(Stored dataset items)
..............................

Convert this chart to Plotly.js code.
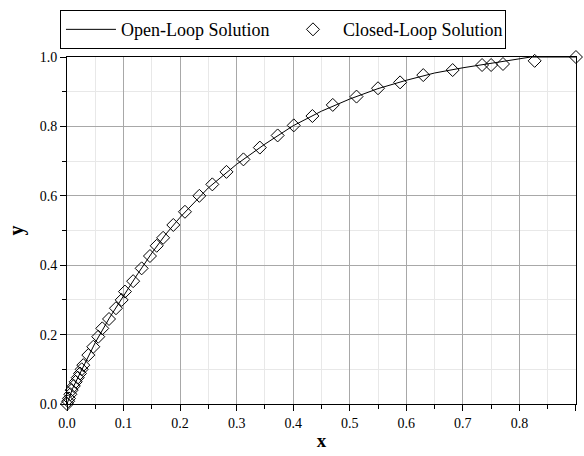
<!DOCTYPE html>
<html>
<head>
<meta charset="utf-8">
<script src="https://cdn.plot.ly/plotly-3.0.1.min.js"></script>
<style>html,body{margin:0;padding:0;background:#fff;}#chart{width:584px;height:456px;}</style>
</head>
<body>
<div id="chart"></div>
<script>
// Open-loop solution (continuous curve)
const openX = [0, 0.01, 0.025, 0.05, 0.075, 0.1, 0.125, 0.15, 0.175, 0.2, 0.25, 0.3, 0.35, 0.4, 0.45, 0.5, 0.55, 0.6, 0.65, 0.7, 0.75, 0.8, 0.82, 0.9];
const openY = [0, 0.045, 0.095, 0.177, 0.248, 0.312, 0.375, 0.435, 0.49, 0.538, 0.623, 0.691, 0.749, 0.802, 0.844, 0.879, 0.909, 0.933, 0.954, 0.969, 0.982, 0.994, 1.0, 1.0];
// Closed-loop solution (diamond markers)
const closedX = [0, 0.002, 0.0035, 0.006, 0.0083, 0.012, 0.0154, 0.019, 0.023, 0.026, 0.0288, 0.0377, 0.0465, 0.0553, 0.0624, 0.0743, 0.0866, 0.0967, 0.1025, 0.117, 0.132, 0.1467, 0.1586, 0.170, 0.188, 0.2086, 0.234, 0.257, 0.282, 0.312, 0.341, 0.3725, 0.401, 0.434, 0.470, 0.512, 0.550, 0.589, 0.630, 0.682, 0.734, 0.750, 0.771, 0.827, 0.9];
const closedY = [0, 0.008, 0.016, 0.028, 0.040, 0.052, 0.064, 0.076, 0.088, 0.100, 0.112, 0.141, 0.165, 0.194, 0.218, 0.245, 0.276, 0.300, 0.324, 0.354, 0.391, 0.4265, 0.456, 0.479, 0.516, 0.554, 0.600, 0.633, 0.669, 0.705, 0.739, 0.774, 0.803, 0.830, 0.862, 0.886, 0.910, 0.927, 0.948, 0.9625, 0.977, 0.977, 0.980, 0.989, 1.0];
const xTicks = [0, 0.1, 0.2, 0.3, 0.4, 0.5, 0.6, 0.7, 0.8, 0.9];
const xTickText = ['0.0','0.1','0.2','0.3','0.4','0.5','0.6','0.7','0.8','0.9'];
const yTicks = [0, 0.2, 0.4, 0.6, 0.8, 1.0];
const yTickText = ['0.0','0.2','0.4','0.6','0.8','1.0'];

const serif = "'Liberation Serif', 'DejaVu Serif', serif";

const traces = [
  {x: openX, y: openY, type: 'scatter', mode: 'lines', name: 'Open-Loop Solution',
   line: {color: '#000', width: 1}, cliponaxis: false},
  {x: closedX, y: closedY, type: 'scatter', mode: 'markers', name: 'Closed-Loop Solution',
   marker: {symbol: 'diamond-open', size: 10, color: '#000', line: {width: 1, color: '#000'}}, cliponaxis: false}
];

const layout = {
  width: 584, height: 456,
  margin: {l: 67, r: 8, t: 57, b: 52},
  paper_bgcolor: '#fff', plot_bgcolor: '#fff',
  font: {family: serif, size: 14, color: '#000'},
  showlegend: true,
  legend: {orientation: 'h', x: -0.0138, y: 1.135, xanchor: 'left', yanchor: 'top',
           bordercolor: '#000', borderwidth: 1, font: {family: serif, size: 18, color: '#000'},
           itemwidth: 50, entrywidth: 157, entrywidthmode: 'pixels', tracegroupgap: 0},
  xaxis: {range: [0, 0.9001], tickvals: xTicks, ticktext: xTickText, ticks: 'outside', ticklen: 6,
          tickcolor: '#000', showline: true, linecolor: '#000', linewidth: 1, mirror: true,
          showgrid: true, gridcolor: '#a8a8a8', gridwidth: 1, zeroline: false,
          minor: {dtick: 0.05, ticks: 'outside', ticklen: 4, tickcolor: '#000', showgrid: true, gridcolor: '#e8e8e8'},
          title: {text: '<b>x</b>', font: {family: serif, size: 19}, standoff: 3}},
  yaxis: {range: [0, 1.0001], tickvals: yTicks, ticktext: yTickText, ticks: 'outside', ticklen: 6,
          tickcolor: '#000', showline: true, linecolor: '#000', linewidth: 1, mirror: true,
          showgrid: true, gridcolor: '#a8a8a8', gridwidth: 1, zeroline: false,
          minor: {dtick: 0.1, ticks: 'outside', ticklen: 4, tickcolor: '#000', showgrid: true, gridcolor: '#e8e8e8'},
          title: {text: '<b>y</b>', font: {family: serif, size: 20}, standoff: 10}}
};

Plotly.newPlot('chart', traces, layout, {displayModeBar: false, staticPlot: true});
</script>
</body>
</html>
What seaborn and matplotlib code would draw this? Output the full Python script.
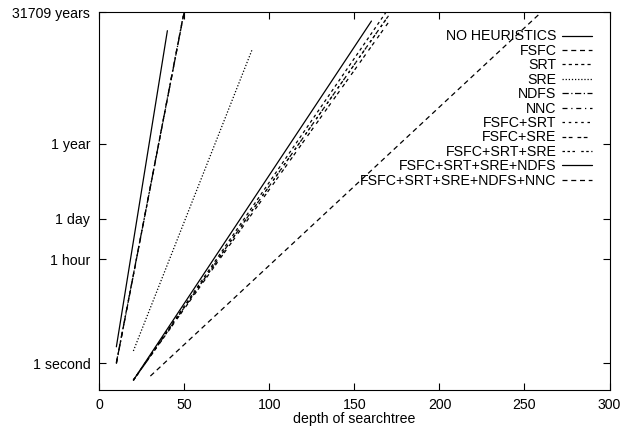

..............................

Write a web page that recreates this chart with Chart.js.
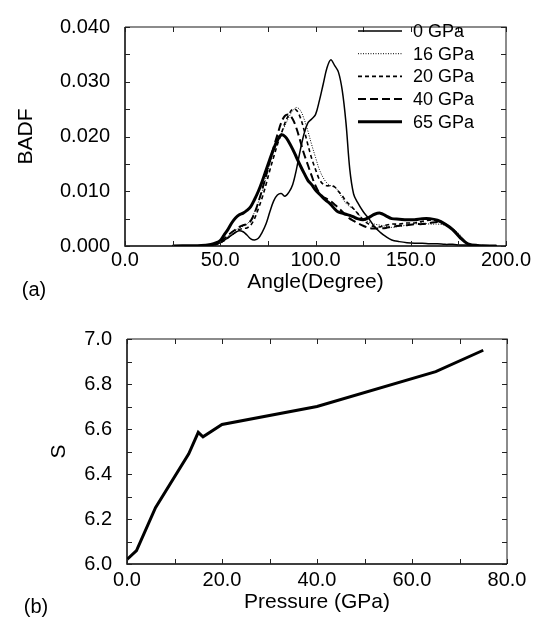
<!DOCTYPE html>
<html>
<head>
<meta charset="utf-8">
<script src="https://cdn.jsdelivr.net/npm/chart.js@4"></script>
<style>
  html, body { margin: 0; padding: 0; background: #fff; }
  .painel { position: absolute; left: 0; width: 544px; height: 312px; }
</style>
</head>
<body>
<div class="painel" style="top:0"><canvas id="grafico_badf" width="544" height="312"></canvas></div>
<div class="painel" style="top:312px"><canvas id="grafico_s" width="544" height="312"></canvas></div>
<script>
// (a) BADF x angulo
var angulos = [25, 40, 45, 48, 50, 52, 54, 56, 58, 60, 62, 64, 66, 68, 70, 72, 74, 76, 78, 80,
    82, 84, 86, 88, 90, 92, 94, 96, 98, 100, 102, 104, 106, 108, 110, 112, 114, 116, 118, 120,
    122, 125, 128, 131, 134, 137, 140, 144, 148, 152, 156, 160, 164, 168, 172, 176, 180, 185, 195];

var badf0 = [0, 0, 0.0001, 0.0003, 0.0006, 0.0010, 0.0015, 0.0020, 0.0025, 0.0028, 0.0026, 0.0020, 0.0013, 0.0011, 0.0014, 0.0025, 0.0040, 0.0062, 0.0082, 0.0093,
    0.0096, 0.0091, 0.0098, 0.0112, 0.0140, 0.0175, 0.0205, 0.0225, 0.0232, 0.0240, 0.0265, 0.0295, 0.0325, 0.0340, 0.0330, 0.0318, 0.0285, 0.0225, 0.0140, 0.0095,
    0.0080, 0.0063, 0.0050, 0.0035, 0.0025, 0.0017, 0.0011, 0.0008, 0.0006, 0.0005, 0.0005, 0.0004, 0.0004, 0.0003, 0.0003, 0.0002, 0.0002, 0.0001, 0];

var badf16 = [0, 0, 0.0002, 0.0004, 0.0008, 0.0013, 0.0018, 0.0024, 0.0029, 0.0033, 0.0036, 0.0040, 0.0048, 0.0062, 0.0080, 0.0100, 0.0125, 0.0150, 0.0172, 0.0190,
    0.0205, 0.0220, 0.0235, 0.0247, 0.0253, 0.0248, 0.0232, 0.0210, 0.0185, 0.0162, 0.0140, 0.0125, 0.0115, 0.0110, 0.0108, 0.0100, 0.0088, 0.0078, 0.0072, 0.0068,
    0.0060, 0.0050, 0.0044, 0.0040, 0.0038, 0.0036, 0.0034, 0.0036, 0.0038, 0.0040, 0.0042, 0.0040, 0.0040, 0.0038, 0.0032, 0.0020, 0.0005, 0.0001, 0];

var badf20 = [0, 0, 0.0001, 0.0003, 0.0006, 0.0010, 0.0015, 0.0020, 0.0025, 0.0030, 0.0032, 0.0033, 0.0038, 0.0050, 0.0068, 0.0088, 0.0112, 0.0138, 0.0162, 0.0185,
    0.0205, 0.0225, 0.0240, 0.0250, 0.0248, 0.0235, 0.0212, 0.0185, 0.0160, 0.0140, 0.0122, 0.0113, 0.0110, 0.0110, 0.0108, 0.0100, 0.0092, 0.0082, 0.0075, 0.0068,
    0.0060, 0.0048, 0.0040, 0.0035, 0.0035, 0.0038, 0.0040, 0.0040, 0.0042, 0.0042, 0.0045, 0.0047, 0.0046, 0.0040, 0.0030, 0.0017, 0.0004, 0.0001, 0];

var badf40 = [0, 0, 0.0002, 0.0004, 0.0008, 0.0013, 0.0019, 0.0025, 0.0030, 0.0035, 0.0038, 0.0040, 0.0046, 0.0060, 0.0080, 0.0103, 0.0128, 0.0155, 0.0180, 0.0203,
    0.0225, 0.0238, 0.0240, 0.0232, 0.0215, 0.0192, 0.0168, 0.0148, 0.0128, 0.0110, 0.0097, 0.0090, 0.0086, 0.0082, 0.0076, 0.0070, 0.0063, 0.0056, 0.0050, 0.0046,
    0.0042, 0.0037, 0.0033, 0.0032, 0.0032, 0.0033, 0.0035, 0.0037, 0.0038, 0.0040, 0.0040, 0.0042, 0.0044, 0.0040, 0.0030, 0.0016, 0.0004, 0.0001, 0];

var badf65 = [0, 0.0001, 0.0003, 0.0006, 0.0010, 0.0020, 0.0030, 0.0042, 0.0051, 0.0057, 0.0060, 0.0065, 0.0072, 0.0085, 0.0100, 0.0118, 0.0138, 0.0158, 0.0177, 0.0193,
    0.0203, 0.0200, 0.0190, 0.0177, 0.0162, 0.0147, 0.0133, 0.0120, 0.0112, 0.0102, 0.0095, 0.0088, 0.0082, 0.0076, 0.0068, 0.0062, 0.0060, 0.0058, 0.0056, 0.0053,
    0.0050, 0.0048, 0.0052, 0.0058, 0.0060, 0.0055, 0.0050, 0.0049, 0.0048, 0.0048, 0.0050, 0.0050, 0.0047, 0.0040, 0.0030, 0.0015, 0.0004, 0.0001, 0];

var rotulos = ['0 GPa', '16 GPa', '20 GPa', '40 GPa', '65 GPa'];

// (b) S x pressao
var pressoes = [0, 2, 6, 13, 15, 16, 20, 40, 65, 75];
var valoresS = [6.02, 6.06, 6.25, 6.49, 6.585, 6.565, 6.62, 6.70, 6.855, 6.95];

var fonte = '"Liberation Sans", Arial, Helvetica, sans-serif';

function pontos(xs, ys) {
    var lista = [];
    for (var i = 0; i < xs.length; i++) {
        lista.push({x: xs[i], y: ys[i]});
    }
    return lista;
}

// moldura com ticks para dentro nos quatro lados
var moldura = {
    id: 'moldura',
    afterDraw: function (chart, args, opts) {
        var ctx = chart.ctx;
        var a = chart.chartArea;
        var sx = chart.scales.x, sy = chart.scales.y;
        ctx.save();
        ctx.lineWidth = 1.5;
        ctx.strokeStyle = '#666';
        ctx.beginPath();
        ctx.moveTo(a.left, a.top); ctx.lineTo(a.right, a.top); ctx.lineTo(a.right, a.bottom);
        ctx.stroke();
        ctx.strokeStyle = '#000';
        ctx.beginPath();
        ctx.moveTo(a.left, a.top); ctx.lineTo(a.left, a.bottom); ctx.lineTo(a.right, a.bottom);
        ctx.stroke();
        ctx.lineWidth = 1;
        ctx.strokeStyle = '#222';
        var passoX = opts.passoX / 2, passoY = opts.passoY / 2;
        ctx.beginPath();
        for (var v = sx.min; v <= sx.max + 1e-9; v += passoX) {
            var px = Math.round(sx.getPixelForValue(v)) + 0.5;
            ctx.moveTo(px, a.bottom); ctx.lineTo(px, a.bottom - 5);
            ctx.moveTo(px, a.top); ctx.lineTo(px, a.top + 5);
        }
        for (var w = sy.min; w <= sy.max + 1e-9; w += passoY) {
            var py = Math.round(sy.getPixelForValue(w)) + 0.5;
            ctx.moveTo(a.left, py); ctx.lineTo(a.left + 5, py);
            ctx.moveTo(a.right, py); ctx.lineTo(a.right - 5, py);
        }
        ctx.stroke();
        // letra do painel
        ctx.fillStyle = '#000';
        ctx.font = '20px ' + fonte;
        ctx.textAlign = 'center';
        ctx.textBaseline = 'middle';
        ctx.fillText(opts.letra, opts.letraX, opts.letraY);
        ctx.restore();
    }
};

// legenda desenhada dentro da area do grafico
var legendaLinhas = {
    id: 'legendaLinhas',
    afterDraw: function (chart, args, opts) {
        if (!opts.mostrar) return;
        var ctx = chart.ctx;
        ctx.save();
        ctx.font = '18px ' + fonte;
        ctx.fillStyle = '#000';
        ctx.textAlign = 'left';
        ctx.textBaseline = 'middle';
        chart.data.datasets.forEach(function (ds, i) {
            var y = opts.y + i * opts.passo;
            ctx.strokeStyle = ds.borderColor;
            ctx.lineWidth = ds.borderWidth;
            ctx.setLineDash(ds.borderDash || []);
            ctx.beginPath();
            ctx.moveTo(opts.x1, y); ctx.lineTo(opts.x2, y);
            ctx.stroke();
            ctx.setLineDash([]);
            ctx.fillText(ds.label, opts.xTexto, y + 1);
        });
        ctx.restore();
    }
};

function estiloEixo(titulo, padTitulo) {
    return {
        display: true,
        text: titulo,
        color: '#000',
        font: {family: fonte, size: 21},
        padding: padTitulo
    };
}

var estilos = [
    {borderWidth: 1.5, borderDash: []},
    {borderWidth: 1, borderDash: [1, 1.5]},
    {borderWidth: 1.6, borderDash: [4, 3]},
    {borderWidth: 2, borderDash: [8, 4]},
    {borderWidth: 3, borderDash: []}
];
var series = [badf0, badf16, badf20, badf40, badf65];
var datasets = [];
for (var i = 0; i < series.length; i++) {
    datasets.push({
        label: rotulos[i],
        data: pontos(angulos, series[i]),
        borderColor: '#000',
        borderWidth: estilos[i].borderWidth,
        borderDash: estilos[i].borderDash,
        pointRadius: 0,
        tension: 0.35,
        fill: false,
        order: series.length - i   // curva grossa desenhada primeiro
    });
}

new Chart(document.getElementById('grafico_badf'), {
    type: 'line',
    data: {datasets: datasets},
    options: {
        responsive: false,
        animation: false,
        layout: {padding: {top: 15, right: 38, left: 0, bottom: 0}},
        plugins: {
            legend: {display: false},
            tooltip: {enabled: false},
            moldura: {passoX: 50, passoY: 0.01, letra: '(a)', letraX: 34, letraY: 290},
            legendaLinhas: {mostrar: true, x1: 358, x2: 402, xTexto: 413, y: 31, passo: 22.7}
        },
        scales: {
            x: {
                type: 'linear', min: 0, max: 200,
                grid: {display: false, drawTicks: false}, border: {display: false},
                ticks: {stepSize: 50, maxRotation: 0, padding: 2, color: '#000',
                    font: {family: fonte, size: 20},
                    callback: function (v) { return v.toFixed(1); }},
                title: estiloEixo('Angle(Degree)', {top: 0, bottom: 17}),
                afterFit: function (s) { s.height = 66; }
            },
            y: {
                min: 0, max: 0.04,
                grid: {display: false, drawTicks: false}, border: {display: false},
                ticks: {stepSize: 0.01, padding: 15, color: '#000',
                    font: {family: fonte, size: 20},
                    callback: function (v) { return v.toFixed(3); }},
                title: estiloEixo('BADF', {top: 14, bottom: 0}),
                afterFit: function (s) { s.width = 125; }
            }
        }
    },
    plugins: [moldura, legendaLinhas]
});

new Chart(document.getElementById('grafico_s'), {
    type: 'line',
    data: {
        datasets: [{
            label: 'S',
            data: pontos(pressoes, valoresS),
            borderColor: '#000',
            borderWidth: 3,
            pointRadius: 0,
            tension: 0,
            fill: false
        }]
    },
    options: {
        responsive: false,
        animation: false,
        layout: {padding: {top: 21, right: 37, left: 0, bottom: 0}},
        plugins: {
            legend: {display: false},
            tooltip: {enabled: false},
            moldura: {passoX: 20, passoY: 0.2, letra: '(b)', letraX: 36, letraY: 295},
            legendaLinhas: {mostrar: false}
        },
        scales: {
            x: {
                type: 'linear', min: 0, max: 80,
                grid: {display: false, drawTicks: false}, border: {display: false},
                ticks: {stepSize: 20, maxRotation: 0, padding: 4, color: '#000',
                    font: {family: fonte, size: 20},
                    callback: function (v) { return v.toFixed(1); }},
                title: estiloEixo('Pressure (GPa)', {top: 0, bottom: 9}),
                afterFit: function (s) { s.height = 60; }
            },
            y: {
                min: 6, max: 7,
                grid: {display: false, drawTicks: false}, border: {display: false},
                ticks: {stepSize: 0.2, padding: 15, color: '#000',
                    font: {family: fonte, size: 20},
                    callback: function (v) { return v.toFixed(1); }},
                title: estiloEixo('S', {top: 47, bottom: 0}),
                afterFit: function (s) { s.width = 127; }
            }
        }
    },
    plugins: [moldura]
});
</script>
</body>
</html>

..............................

▸ JOB: Extract every line containing the string "this" from the material.

▸ FINAL RESULT:
Convert this chart to Plotly.js code.
What seaborn and matplotlib code would draw this? Output the full Python script.
Write a web page that recreates this chart with Chart.js.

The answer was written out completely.